◆ **Goal**
Repeat the listing in full, exactly as it stands.

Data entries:
******

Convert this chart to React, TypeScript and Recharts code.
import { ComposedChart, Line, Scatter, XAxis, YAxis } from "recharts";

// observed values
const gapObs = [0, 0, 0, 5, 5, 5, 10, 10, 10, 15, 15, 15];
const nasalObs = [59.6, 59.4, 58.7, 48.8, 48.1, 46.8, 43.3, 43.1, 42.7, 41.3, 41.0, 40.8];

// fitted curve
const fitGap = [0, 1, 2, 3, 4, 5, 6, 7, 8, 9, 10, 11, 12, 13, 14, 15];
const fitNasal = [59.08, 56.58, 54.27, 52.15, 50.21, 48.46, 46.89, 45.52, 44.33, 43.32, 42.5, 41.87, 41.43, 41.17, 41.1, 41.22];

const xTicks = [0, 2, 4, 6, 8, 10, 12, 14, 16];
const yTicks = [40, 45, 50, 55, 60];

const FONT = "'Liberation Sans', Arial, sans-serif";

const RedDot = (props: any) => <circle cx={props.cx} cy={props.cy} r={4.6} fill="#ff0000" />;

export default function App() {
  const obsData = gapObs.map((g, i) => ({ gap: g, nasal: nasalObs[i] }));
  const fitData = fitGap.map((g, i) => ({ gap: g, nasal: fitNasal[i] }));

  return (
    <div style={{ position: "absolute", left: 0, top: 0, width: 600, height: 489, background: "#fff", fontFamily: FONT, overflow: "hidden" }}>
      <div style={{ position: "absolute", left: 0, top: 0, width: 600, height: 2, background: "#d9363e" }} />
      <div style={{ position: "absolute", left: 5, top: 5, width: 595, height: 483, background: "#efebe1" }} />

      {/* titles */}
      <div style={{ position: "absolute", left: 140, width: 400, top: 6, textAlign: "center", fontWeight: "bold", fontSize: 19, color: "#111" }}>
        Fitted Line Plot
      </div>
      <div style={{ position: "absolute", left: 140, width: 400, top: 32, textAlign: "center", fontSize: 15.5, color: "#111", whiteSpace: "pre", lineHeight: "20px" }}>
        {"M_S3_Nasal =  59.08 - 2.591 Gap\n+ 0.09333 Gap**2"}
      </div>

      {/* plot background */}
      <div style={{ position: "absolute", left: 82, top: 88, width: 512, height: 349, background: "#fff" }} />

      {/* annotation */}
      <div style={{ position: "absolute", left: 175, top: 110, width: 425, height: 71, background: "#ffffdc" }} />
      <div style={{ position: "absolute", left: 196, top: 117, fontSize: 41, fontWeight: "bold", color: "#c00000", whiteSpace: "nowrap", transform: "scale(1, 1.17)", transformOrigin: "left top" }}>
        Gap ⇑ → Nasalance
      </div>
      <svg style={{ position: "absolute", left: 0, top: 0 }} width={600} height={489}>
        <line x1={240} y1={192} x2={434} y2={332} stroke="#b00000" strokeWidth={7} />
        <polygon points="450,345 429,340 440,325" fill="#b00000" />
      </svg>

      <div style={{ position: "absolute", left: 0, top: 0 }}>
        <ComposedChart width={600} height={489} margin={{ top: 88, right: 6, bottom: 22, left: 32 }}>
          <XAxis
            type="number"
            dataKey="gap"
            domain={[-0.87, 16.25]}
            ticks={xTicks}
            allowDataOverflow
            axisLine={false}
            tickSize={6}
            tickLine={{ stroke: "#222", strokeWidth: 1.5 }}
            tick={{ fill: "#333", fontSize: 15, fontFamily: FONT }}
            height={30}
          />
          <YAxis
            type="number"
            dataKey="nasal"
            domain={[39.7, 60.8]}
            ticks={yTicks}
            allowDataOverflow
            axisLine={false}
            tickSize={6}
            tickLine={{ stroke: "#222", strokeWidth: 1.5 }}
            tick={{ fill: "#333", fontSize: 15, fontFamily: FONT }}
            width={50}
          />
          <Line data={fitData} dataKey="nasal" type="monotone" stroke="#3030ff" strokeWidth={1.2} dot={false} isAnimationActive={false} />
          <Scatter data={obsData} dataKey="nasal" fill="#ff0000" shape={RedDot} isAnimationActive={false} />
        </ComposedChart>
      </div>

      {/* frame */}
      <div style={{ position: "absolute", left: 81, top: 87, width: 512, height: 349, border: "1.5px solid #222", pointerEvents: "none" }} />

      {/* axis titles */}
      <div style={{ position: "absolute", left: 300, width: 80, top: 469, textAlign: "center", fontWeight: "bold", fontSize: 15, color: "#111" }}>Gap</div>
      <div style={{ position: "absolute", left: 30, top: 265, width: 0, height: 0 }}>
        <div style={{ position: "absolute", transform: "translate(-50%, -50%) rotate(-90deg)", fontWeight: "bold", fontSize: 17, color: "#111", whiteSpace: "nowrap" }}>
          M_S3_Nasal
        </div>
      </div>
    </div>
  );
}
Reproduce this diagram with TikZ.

******

◆ **The response**
Convert this chart to React, TypeScript and Recharts code.
import { ComposedChart, Line, Scatter, XAxis, YAxis } from "recharts";

// observed values
const gapObs = [0, 0, 0, 5, 5, 5, 10, 10, 10, 15, 15, 15];
const nasalObs = [59.6, 59.4, 58.7, 48.8, 48.1, 46.8, 43.3, 43.1, 42.7, 41.3, 41.0, 40.8];

// fitted curve
const fitGap = [0, 1, 2, 3, 4, 5, 6, 7, 8, 9, 10, 11, 12, 13, 14, 15];
const fitNasal = [59.08, 56.58, 54.27, 52.15, 50.21, 48.46, 46.89, 45.52, 44.33, 43.32, 42.5, 41.87, 41.43, 41.17, 41.1, 41.22];

const xTicks = [0, 2, 4, 6, 8, 10, 12, 14, 16];
const yTicks = [40, 45, 50, 55, 60];

const FONT = "'Liberation Sans', Arial, sans-serif";

const RedDot = (props: any) => <circle cx={props.cx} cy={props.cy} r={4.6} fill="#ff0000" />;

export default function App() {
  const obsData = gapObs.map((g, i) => ({ gap: g, nasal: nasalObs[i] }));
  const fitData = fitGap.map((g, i) => ({ gap: g, nasal: fitNasal[i] }));

  return (
    <div style={{ position: "absolute", left: 0, top: 0, width: 600, height: 489, background: "#fff", fontFamily: FONT, overflow: "hidden" }}>
      <div style={{ position: "absolute", left: 0, top: 0, width: 600, height: 2, background: "#d9363e" }} />
      <div style={{ position: "absolute", left: 5, top: 5, width: 595, height: 483, background: "#efebe1" }} />

      {/* titles */}
      <div style={{ position: "absolute", left: 140, width: 400, top: 6, textAlign: "center", fontWeight: "bold", fontSize: 19, color: "#111" }}>
        Fitted Line Plot
      </div>
      <div style={{ position: "absolute", left: 140, width: 400, top: 32, textAlign: "center", fontSize: 15.5, color: "#111", whiteSpace: "pre", lineHeight: "20px" }}>
        {"M_S3_Nasal =  59.08 - 2.591 Gap\n+ 0.09333 Gap**2"}
      </div>

      {/* plot background */}
      <div style={{ position: "absolute", left: 82, top: 88, width: 512, height: 349, background: "#fff" }} />

      {/* annotation */}
      <div style={{ position: "absolute", left: 175, top: 110, width: 425, height: 71, background: "#ffffdc" }} />
      <div style={{ position: "absolute", left: 196, top: 117, fontSize: 41, fontWeight: "bold", color: "#c00000", whiteSpace: "nowrap", transform: "scale(1, 1.17)", transformOrigin: "left top" }}>
        Gap ⇑ → Nasalance
      </div>
      <svg style={{ position: "absolute", left: 0, top: 0 }} width={600} height={489}>
        <line x1={240} y1={192} x2={434} y2={332} stroke="#b00000" strokeWidth={7} />
        <polygon points="450,345 429,340 440,325" fill="#b00000" />
      </svg>

      <div style={{ position: "absolute", left: 0, top: 0 }}>
        <ComposedChart width={600} height={489} margin={{ top: 88, right: 6, bottom: 22, left: 32 }}>
          <XAxis
            type="number"
            dataKey="gap"
            domain={[-0.87, 16.25]}
            ticks={xTicks}
            allowDataOverflow
            axisLine={false}
            tickSize={6}
            tickLine={{ stroke: "#222", strokeWidth: 1.5 }}
            tick={{ fill: "#333", fontSize: 15, fontFamily: FONT }}
            height={30}
          />
          <YAxis
            type="number"
            dataKey="nasal"
            domain={[39.7, 60.8]}
            ticks={yTicks}
            allowDataOverflow
            axisLine={false}
            tickSize={6}
            tickLine={{ stroke: "#222", strokeWidth: 1.5 }}
            tick={{ fill: "#333", fontSize: 15, fontFamily: FONT }}
            width={50}
          />
          <Line data={fitData} dataKey="nasal" type="monotone" stroke="#3030ff" strokeWidth={1.2} dot={false} isAnimationActive={false} />
          <Scatter data={obsData} dataKey="nasal" fill="#ff0000" shape={RedDot} isAnimationActive={false} />
        </ComposedChart>
      </div>

      {/* frame */}
      <div style={{ position: "absolute", left: 81, top: 87, width: 512, height: 349, border: "1.5px solid #222", pointerEvents: "none" }} />

      {/* axis titles */}
      <div style={{ position: "absolute", left: 300, width: 80, top: 469, textAlign: "center", fontWeight: "bold", fontSize: 15, color: "#111" }}>Gap</div>
      <div style={{ position: "absolute", left: 30, top: 265, width: 0, height: 0 }}>
        <div style={{ position: "absolute", transform: "translate(-50%, -50%) rotate(-90deg)", fontWeight: "bold", fontSize: 17, color: "#111", whiteSpace: "nowrap" }}>
          M_S3_Nasal
        </div>
      </div>
    </div>
  );
}
Reproduce this diagram with TikZ.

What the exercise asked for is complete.